Pour autant, la mise en œuvre de cette future spécialisation pourrait être un peu complexe. On comprend d’abord que l’arbitrage international est exclu, sauf dans les très rares cas où les parties auraient désigné un siège en dehors de Paris. De plus, les voies de recours relevant des cours d’appel ne sont pas concernées, aussi bien en matière interne qu’internationale (recours en annulation ; recours contre l’ordonnance d’exequatur en matière internationale ; appel de la sentence en matière interne ; recours en révision en matière interne). En revanche, l’identification des demandes concernées pourrait être fastidieuse et soulever des interrogations. De façon assez évidente, on doit pouvoir inclure dans le champ de cette spécialisation toutes les demandes formées devant le juge d’appui, la tierce opposition et la requête en exequatur de la sentence.
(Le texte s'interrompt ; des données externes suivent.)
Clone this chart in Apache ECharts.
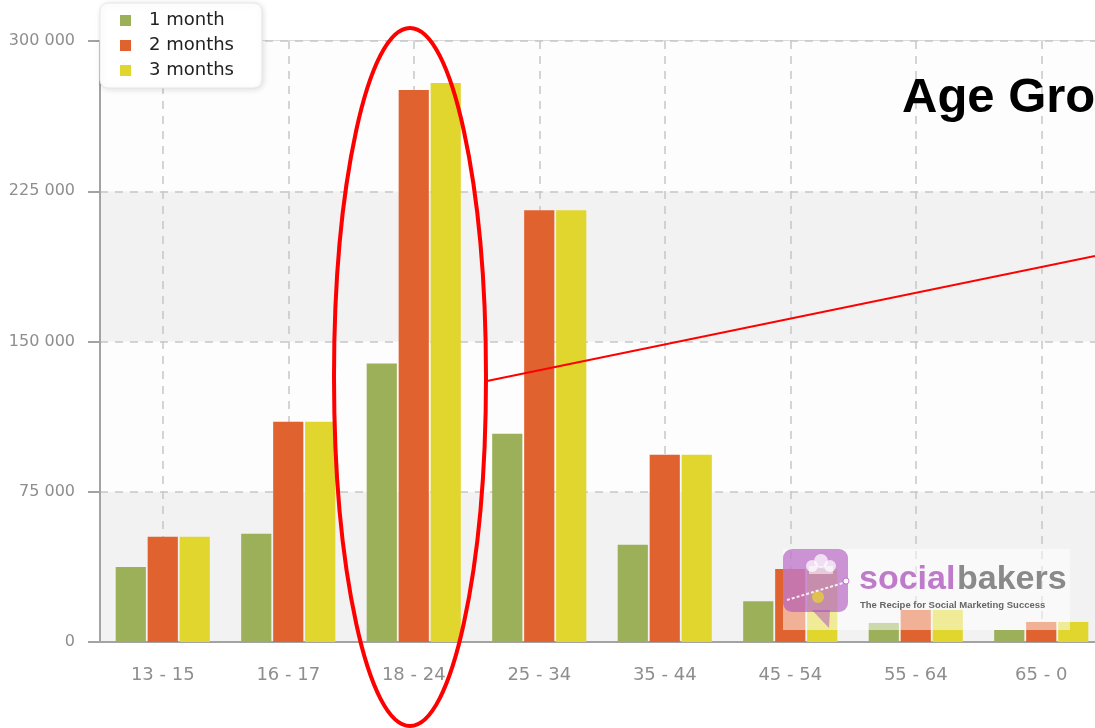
<!DOCTYPE html>
<html>
<head>
<meta charset="utf-8">
<script src="https://cdn.jsdelivr.net/npm/echarts@6/dist/echarts.min.js"></script>
<style>
  html, body { margin: 0; padding: 0; background: #fff; overflow: hidden; }
  #main { width: 1095px; height: 728px; }
</style>
</head>
<body>
<div id="main"></div>
<script>
var chartDom = document.getElementById('main');
var myChart = echarts.init(chartDom);
var option;

const ageGroups = ['13 - 15', '16 - 17', '18 - 24', '25 - 34', '35 - 44', '45 - 54', '55 - 64', '65 - 0'];
const oneMonth = [37500, 54000, 139000, 104000, 48500, 20300, 9500, 6000];
const twoMonths = [52500, 110000, 275500, 215500, 93500, 36400, 16000, 10000];
const threeMonths = [52500, 110000, 279000, 215500, 93500, 36400, 16000, 10000];
const yTicks = [0, 75000, 150000, 225000, 300000];

const green = '#9bb058';
const orange = '#e0622e';
const yellow = '#e0d62e';
const axisGrey = '#a3a3a3';
const labelGrey = '#8e8e8e';

function spaceThousands(v)
{
  return String(v).replace(/\B(?=(\d{3})+(?!\d))/g, ' ');
}

function barSeries(name, data, color)
{
  return {
    name: name,
    type: 'bar',
    data: data,
    barGap: '6%',
    barCategoryGap: '25%',
    itemStyle: { color: color }
  };
}

// socialbakers watermark pieces (decoration only)
const watermark = [
  { type: 'rect', z: 50, shape: { x: 783, y: 549, width: 287, height: 81 }, style: { fill: 'rgba(255,255,255,0.5)' } },
  { type: 'rect', z: 51, shape: { x: 783, y: 549, width: 65, height: 63, r: 9 }, style: { fill: 'rgba(172,78,186,0.6)' } },
  { type: 'polygon', z: 51, shape: { points: [[812, 610], [830, 610], [829, 628]] }, style: { fill: 'rgba(172,78,186,0.5)' } },
  // chef hat
  { type: 'circle', z: 52, shape: { cx: 812, cy: 566, r: 6 }, style: { fill: 'rgba(255,255,255,0.7)' } },
  { type: 'circle', z: 52, shape: { cx: 821, cy: 561, r: 7 }, style: { fill: 'rgba(255,255,255,0.7)' } },
  { type: 'circle', z: 52, shape: { cx: 830, cy: 566, r: 6 }, style: { fill: 'rgba(255,255,255,0.7)' } },
  { type: 'rect', z: 52, shape: { x: 809, y: 566, width: 24, height: 8 }, style: { fill: 'rgba(255,255,255,0.55)' } },
  { type: 'circle', z: 52, shape: { cx: 818, cy: 597, r: 6 }, style: { fill: 'rgba(230,205,60,0.8)' } },
  { type: 'line', z: 52, shape: { x1: 787, y1: 600, x2: 843, y2: 583 }, style: { stroke: 'rgba(255,255,255,0.85)', lineWidth: 2, lineDash: [3, 2] } },
  { type: 'circle', z: 52, shape: { cx: 846, cy: 581, r: 3 }, style: { fill: '#fff', stroke: 'rgba(172,78,186,0.7)', lineWidth: 1 } },
  {
    type: 'text', z: 52,
    style: { x: 859, y: 580, text: 'social', verticalAlign: 'middle',
      font: 'bold 34px "Liberation Sans"', fill: '#c07acb' }
  },
  {
    type: 'text', z: 52,
    style: { x: 957, y: 580, text: 'bakers', verticalAlign: 'middle',
      font: 'bold 34px "Liberation Sans"', fill: '#8a8a8a' }
  },
  {
    type: 'text', z: 52,
    style: { x: 860, y: 605, text: 'The Recipe for Social Marketing Success', verticalAlign: 'middle',
      font: 'bold 9.5px "Liberation Sans"', fill: '#666' }
  }
];

option = {
  animation: false,
  textStyle: { fontFamily: 'DejaVu Sans' },
  legend: {
    orient: 'vertical',
    left: 100,
    top: 3,
    padding: [8, 28, 8, 20],
    itemWidth: 11,
    itemHeight: 11,
    itemGap: 6,
    icon: 'rect',
    backgroundColor: '#fff',
    borderColor: '#e6e6e6',
    borderWidth: 1,
    borderRadius: 8,
    shadowBlur: 6,
    shadowColor: 'rgba(0,0,0,0.12)',
    shadowOffsetX: 1,
    shadowOffsetY: 1,
    textStyle: { fontSize: 18, color: '#222', padding: [0, 0, 0, 13], lineHeight: 19 },
    data: ['1 month', '2 months', '3 months']
  },
  grid: {
    left: 100,
    right: -9,
    top: 41,
    bottom: 86,
    outerBoundsMode: 'none',
    show: true,
    borderColor: '#dadada',
    borderWidth: 2
  },
  xAxis: {
    type: 'category',
    data: ageGroups,
    axisLine: { lineStyle: { color: axisGrey, width: 2 } },
    axisTick: { alignWithLabel: true, length: 10, lineStyle: { color: axisGrey, width: 2 } },
    axisLabel: { color: labelGrey, fontSize: 18, margin: 24 },
    splitLine: {
      show: true,
      alignWithLabel: true,
      lineStyle: { color: '#c6c6c6', type: [8, 7], width: 1.5 }
    }
  },
  yAxis: {
    type: 'value',
    min: yTicks[0],
    max: yTicks[yTicks.length - 1],
    interval: 75000,
    axisLine: { show: true, lineStyle: { color: axisGrey, width: 2 } },
    axisTick: { show: true, length: 12, lineStyle: { color: axisGrey, width: 2 } },
    axisLabel: { color: labelGrey, fontSize: 16, margin: 25, formatter: spaceThousands },
    splitLine: { lineStyle: { color: '#c6c6c6', type: [8, 7], width: 1.5 } },
    splitArea: { show: true, areaStyle: { color: ['#f2f2f2', '#fdfdfd'] } }
  },
  series: [
    barSeries('1 month', oneMonth, green),
    barSeries('2 months', twoMonths, orange),
    barSeries('3 months', threeMonths, yellow)
  ],
  graphic: watermark.concat([
    {
      type: 'ellipse',
      z: 100,
      shape: { cx: 410, cy: 377, rx: 76, ry: 349 },
      style: { fill: 'none', stroke: '#ff0000', lineWidth: 4 }
    },
    {
      type: 'line',
      z: 100,
      shape: { x1: 487, y1: 381, x2: 1095, y2: 256 },
      style: { stroke: '#ff0000', lineWidth: 2 }
    },
    {
      type: 'text',
      z: 100,
      style: {
        x: 902, y: 98, text: 'Age Groups',
        verticalAlign: 'middle',
        font: 'bold 49px "Liberation Sans"', fill: '#000'
      }
    }
  ])
};

option && myChart.setOption(option);
</script>
</body>
</html>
En revanche, on peut être plus circonspect sur les mesures d’instruction, provisoire ou conservatoire : sont-elles fondées sur le Livre IV (C. pr. civ., art. 1449) ou sur les dispositions spécifiques du code de procédure civile (par ex., C. pr. civ., art. 145) ?
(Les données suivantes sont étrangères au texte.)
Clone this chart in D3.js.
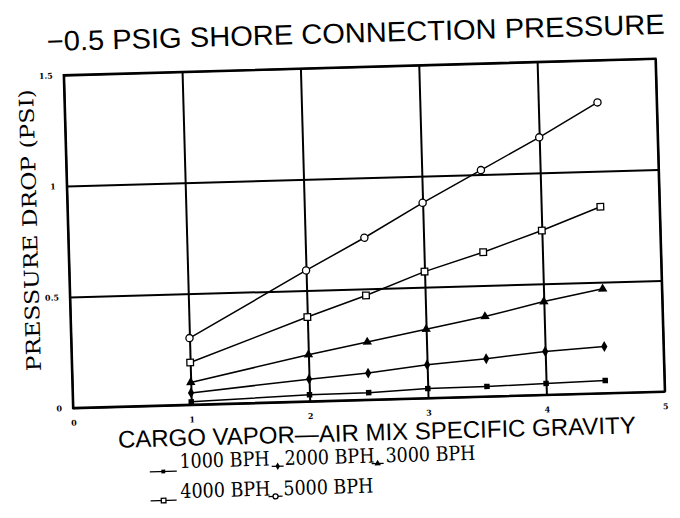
<!DOCTYPE html>
<html><head><meta charset="utf-8">
<script src="https://cdn.jsdelivr.net/npm/d3@7"></script>
<style>body{margin:0;background:#fff}</style>
</head><body><svg id="c" width="680" height="518"></svg>
<script>
// ---- data ----
const gravity = [1, 2, 2.5, 3, 3.5, 4, 4.5];
const seriesNames = ["1000 BPH", "2000 BPH", "3000 BPH", "4000 BPH", "5000 BPH"];
const bph1000 = [0.013, 0.030, 0.032, 0.043, 0.045, 0.051, 0.057];
const bph2000 = [0.053, 0.100, 0.120, 0.150, 0.170, 0.195, 0.210];
const bph3000 = [0.100, 0.210, 0.260, 0.310, 0.360, 0.420, 0.470];
const bph4000 = [0.190, 0.380, 0.470, 0.570, 0.650, 0.740, 0.840];
const bph5000 = [0.300, 0.590, 0.730, 0.880, 1.020, 1.160, 1.310];
const xTicks = [0, 1, 2, 3, 4, 5];
const xTickLabels = ["0", "1", "2", "3", "4", "5"];
const yTicks = [0, 0.5, 1, 1.5];
const yTickLabels = ["0", "0.5", "1", "1.5"];
const titleText = "\u22120.5 PSIG SHORE CONNECTION PRESSURE";
const xTitle = "CARGO VAPOR\u2014AIR MIX SPECIFIC GRAVITY";
const yTitle = "PRESSURE DROP (PSI)";

const seriesValues = [bph1000, bph2000, bph3000, bph4000, bph5000];
const markerTypes = ["fsquare", "fdiamond", "ftriangle", "osquare", "ocircle"];

// ---- layout ----
const L = 73, R = 665, T = 75, B = 408;
const svg = d3.select("#c");
const root = svg.append("g").attr("transform", `rotate(-1.6, ${L}, ${B})`);

const x = d3.scaleLinear().domain([0, 5]).range([L, R]);
const y = d3.scaleLinear().domain([0, 1.5]).range([B, T]);

// title
root.append("text").attr("x", 57).attr("y", 50.5)
  .attr("font-family", "Liberation Sans, Arial, sans-serif").attr("font-size", 28)
  .attr("textLength", 618).attr("lengthAdjust", "spacingAndGlyphs")
  .text(titleText);

// grid via axes
const gx = root.append("g").attr("transform", `translate(0,${B})`)
  .call(d3.axisBottom(x).tickValues(xTicks).tickSize(-(B - T)).tickPadding(12)
    .tickFormat((d, i) => xTickLabels[i]));
gx.select(".domain").remove();
gx.selectAll(".tick line").attr("stroke", "#000").attr("stroke-width", 2);
gx.selectAll(".tick text").attr("font-family", "DejaVu Serif, serif").attr("font-size", 8)
  .attr("font-weight", "bold").attr("fill", "#000");

const gy = root.append("g").attr("transform", `translate(${L},0)`)
  .call(d3.axisLeft(y).tickValues(yTicks).tickSize(-(R - L)).tickPadding(11)
    .tickFormat((d, i) => yTickLabels[i]));
gy.select(".domain").remove();
gy.selectAll(".tick line").attr("stroke", "#000").attr("stroke-width", 2);
gy.selectAll(".tick text").attr("font-family", "DejaVu Serif, serif").attr("font-size", 8)
  .attr("font-weight", "bold").attr("fill", "#000");

// border
root.append("rect").attr("x", L).attr("y", T).attr("width", R - L).attr("height", B - T)
  .attr("fill", "none").attr("stroke", "#000").attr("stroke-width", 2.2);

// markers
function drawMarker(g, type, cx, cy, s) {
  const k = s || 1;
  if (type === "ocircle") {
    g.append("circle").attr("cx", cx).attr("cy", cy).attr("r", 3.6 * k)
      .attr("fill", "#fff").attr("stroke", "#000").attr("stroke-width", 1.3);
  } else if (type === "osquare") {
    g.append("rect").attr("x", cx - 3.3 * k).attr("y", cy - 3.3 * k)
      .attr("width", 6.6 * k).attr("height", 6.6 * k)
      .attr("fill", "#fff").attr("stroke", "#000").attr("stroke-width", 1.3);
  } else {
    const sym = type === "fsquare" ? d3.symbolSquare :
                type === "fdiamond" ? d3.symbolDiamond : d3.symbolTriangle;
    const size = type === "fsquare" ? 30 : type === "fdiamond" ? 34 : 38;
    g.append("path").attr("d", d3.symbol().type(sym).size(size * k * k)())
      .attr("transform", `translate(${cx},${cy})`).attr("fill", "#000");
  }
}

const line = d3.line().x((d, i) => x(gravity[i])).y(d => y(d));
seriesValues.forEach((vals, si) => {
  const g = root.append("g");
  g.append("path").attr("d", line(vals)).attr("fill", "none")
    .attr("stroke", "#000").attr("stroke-width", 1.5);
  vals.forEach((v, i) => drawMarker(g, markerTypes[si], x(gravity[i]), y(v)));
});

// axis titles
root.append("text").attr("x", 117).attr("y", 449)
  .attr("font-family", "Liberation Sans, Arial, sans-serif").attr("font-size", 24)
  .attr("textLength", 518).attr("lengthAdjust", "spacingAndGlyphs")
  .text(xTitle);

root.append("text").attr("transform", "translate(42,229) rotate(-90)")
  .attr("text-anchor", "middle")
  .attr("font-family", "DejaVu Serif, serif").attr("font-size", 20)
  .attr("textLength", 282).attr("lengthAdjust", "spacingAndGlyphs")
  .text(yTitle);

// legend
const legendPos = [
  {sx0: 148, sx1: 175, sy: 474, tx: 178, ty: 471},
  {sx0: 270, sx1: 282, sy: 472, tx: 283, ty: 471},
  {sx0: 370, sx1: 382, sy: 472, tx: 384, ty: 471},
  {sx0: 148, sx1: 174, sy: 503, tx: 178, ty: 501},
  {sx0: 266, sx1: 280, sy: 502, tx: 281, ty: 501}
];
const lg = root.append("g");
seriesNames.forEach((name, i) => {
  const p = legendPos[i];
  lg.append("line").attr("x1", p.sx0).attr("x2", p.sx1).attr("y1", p.sy).attr("y2", p.sy)
    .attr("stroke", "#000").attr("stroke-width", 1.2);
  drawMarker(lg, markerTypes[i], (p.sx0 + p.sx1) / 2, p.sy, 0.7);
  lg.append("text").attr("x", p.tx).attr("y", p.ty)
    .attr("font-family", "DejaVu Serif, serif").attr("font-size", 20)
    .attr("textLength", 90).attr("lengthAdjust", "spacingAndGlyphs")
    .text(name);
});
</script></body></html>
On peut se poser une question identique pour le juge de l’exécution (JEX) ou sur le juge chargé de connaître de l’action en responsabilité contre l’arbitre. Selon nous, dans ces deux cas, une réponse négative devrait s’imposer – l’action n’étant pas fondée sur le Livre IV – mais la question sera sans doute posée. Enfin, il convient de préciser que les discussions sur le principe compétence-compétence devraient être exclues. En effet, ce n’est pas la demande qui est fondée sur le Livre IV, mais le moyen de défense. On imagine mal les parties devoir, dans un premier temps, passer du juge non spécialisé au juge spécialisé, pour, dans un second temps, être renvoyées devant l’arbitre. Pourtant, il est clair que les questions les plus originales sont bien celles relatives au principe compétence-compétence et c’est sans doute là que le besoin de spécialisation se fait le plus ressentir. Pour finir, on fera remarquer que cette question n’est pas totalement dénuée d’enjeux. Ainsi, pour un territoire comme la Guadeloupe, qui doit accueillir le centre d’arbitrage de l’OHADAC, il conviendrait de ne pas voir le juge privé de sa compétence au profit d’une autre juridiction, sous peine de perdre une partie de son attractivité.